■ SHORT EXERCISE: Your task is to copy the listing exactly. Drop any pictures from the copy.
>> Begin
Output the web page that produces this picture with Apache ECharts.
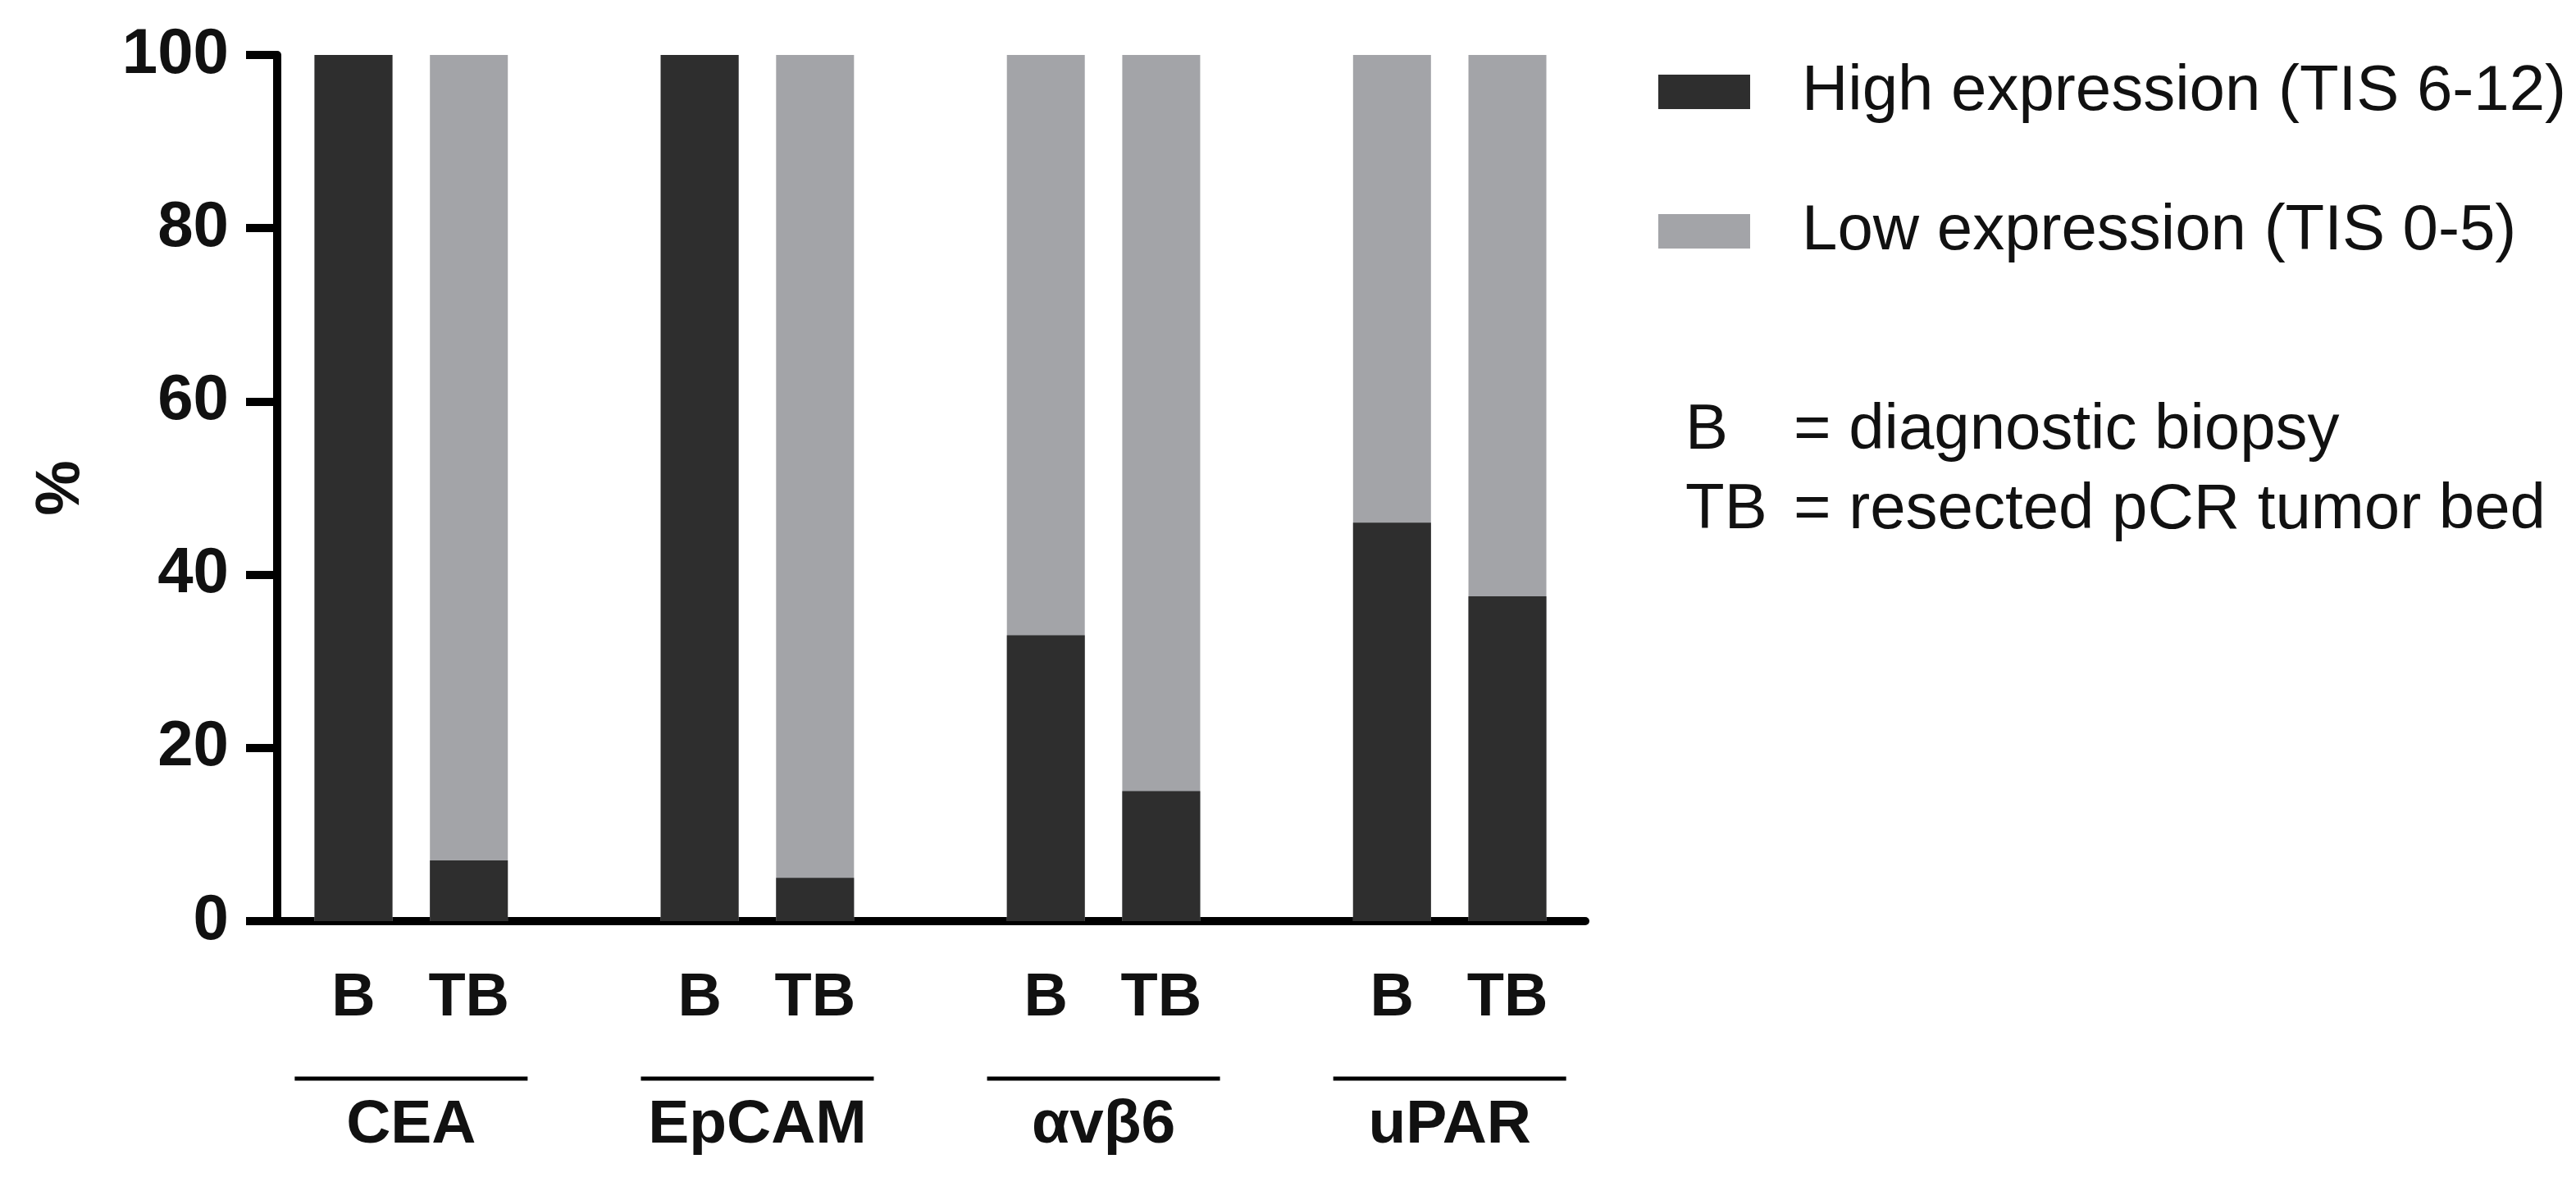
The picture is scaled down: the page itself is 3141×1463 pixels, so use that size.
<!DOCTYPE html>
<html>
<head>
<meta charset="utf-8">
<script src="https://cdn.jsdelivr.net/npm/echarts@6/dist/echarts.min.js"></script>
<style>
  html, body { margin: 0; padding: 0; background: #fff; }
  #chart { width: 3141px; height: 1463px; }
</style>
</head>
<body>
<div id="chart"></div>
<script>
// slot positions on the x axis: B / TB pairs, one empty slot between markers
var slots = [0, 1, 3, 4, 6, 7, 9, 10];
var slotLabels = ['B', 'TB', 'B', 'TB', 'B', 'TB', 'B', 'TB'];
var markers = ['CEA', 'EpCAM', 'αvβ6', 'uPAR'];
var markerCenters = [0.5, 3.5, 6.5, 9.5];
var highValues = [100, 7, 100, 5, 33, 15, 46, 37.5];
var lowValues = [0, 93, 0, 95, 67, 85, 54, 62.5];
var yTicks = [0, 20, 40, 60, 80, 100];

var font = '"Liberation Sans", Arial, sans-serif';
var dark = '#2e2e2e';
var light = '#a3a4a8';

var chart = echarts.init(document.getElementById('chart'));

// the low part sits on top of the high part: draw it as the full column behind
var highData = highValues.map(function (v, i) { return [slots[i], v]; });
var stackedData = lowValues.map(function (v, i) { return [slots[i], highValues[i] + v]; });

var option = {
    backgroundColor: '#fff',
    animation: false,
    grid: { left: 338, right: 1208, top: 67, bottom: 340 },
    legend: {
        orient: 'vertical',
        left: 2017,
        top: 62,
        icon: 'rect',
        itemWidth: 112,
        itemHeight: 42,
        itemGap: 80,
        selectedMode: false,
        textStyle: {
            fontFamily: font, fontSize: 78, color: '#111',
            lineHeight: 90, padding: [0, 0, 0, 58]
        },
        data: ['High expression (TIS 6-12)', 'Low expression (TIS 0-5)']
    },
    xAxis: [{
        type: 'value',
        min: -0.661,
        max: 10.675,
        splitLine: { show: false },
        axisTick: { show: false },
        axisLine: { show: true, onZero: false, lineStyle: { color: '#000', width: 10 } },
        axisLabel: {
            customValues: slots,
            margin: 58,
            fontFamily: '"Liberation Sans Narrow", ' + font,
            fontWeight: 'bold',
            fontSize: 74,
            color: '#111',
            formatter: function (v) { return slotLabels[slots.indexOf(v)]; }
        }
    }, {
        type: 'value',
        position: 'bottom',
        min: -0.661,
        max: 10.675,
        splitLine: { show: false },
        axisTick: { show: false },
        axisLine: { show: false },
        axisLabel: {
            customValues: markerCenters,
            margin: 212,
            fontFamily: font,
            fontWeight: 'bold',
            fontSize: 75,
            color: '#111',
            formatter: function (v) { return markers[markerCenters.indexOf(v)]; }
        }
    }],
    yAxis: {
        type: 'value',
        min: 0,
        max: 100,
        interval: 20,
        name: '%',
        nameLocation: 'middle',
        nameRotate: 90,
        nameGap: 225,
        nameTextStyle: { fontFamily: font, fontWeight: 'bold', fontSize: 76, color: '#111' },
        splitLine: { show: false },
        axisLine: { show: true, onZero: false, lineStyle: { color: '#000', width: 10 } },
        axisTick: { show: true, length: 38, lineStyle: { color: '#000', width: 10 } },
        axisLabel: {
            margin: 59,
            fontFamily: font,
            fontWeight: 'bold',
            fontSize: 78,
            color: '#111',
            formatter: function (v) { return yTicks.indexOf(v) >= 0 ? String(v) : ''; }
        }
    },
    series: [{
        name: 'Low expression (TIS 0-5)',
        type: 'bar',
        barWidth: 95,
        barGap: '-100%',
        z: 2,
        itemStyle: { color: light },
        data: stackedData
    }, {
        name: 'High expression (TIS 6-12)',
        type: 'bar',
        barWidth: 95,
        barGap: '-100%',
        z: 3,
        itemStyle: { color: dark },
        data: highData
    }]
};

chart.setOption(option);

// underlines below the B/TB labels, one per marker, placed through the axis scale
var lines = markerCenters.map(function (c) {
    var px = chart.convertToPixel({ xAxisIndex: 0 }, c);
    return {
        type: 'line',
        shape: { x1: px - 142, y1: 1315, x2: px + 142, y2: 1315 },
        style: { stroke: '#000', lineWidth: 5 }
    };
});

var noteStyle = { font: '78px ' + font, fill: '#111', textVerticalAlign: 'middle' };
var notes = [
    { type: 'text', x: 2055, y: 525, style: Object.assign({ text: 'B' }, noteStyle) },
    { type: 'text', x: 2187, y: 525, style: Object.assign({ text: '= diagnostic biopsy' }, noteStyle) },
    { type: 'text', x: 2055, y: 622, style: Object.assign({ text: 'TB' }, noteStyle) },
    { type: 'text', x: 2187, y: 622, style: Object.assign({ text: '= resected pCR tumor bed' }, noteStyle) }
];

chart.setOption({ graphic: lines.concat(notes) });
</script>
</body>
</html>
>> End
■ CORRECT RESULT:
Output the web page that produces this picture with Apache ECharts.
The picture is scaled down: the page itself is 3141×1463 pixels, so use that size.
<!DOCTYPE html>
<html>
<head>
<meta charset="utf-8">
<script src="https://cdn.jsdelivr.net/npm/echarts@6/dist/echarts.min.js"></script>
<style>
  html, body { margin: 0; padding: 0; background: #fff; }
  #chart { width: 3141px; height: 1463px; }
</style>
</head>
<body>
<div id="chart"></div>
<script>
// slot positions on the x axis: B / TB pairs, one empty slot between markers
var slots = [0, 1, 3, 4, 6, 7, 9, 10];
var slotLabels = ['B', 'TB', 'B', 'TB', 'B', 'TB', 'B', 'TB'];
var markers = ['CEA', 'EpCAM', 'αvβ6', 'uPAR'];
var markerCenters = [0.5, 3.5, 6.5, 9.5];
var highValues = [100, 7, 100, 5, 33, 15, 46, 37.5];
var lowValues = [0, 93, 0, 95, 67, 85, 54, 62.5];
var yTicks = [0, 20, 40, 60, 80, 100];

var font = '"Liberation Sans", Arial, sans-serif';
var dark = '#2e2e2e';
var light = '#a3a4a8';

var chart = echarts.init(document.getElementById('chart'));

// the low part sits on top of the high part: draw it as the full column behind
var highData = highValues.map(function (v, i) { return [slots[i], v]; });
var stackedData = lowValues.map(function (v, i) { return [slots[i], highValues[i] + v]; });

var option = {
    backgroundColor: '#fff',
    animation: false,
    grid: { left: 338, right: 1208, top: 67, bottom: 340 },
    legend: {
        orient: 'vertical',
        left: 2017,
        top: 62,
        icon: 'rect',
        itemWidth: 112,
        itemHeight: 42,
        itemGap: 80,
        selectedMode: false,
        textStyle: {
            fontFamily: font, fontSize: 78, color: '#111',
            lineHeight: 90, padding: [0, 0, 0, 58]
        },
        data: ['High expression (TIS 6-12)', 'Low expression (TIS 0-5)']
    },
    xAxis: [{
        type: 'value',
        min: -0.661,
        max: 10.675,
        splitLine: { show: false },
        axisTick: { show: false },
        axisLine: { show: true, onZero: false, lineStyle: { color: '#000', width: 10 } },
        axisLabel: {
            customValues: slots,
            margin: 58,
            fontFamily: '"Liberation Sans Narrow", ' + font,
            fontWeight: 'bold',
            fontSize: 74,
            color: '#111',
            formatter: function (v) { return slotLabels[slots.indexOf(v)]; }
        }
    }, {
        type: 'value',
        position: 'bottom',
        min: -0.661,
        max: 10.675,
        splitLine: { show: false },
        axisTick: { show: false },
        axisLine: { show: false },
        axisLabel: {
            customValues: markerCenters,
            margin: 212,
            fontFamily: font,
            fontWeight: 'bold',
            fontSize: 75,
            color: '#111',
            formatter: function (v) { return markers[markerCenters.indexOf(v)]; }
        }
    }],
    yAxis: {
        type: 'value',
        min: 0,
        max: 100,
        interval: 20,
        name: '%',
        nameLocation: 'middle',
        nameRotate: 90,
        nameGap: 225,
        nameTextStyle: { fontFamily: font, fontWeight: 'bold', fontSize: 76, color: '#111' },
        splitLine: { show: false },
        axisLine: { show: true, onZero: false, lineStyle: { color: '#000', width: 10 } },
        axisTick: { show: true, length: 38, lineStyle: { color: '#000', width: 10 } },
        axisLabel: {
            margin: 59,
            fontFamily: font,
            fontWeight: 'bold',
            fontSize: 78,
            color: '#111',
            formatter: function (v) { return yTicks.indexOf(v) >= 0 ? String(v) : ''; }
        }
    },
    series: [{
        name: 'Low expression (TIS 0-5)',
        type: 'bar',
        barWidth: 95,
        barGap: '-100%',
        z: 2,
        itemStyle: { color: light },
        data: stackedData
    }, {
        name: 'High expression (TIS 6-12)',
        type: 'bar',
        barWidth: 95,
        barGap: '-100%',
        z: 3,
        itemStyle: { color: dark },
        data: highData
    }]
};

chart.setOption(option);

// underlines below the B/TB labels, one per marker, placed through the axis scale
var lines = markerCenters.map(function (c) {
    var px = chart.convertToPixel({ xAxisIndex: 0 }, c);
    return {
        type: 'line',
        shape: { x1: px - 142, y1: 1315, x2: px + 142, y2: 1315 },
        style: { stroke: '#000', lineWidth: 5 }
    };
});

var noteStyle = { font: '78px ' + font, fill: '#111', textVerticalAlign: 'middle' };
var notes = [
    { type: 'text', x: 2055, y: 525, style: Object.assign({ text: 'B' }, noteStyle) },
    { type: 'text', x: 2187, y: 525, style: Object.assign({ text: '= diagnostic biopsy' }, noteStyle) },
    { type: 'text', x: 2055, y: 622, style: Object.assign({ text: 'TB' }, noteStyle) },
    { type: 'text', x: 2187, y: 622, style: Object.assign({ text: '= resected pCR tumor bed' }, noteStyle) }
];

chart.setOption({ graphic: lines.concat(notes) });
</script>
</body>
</html>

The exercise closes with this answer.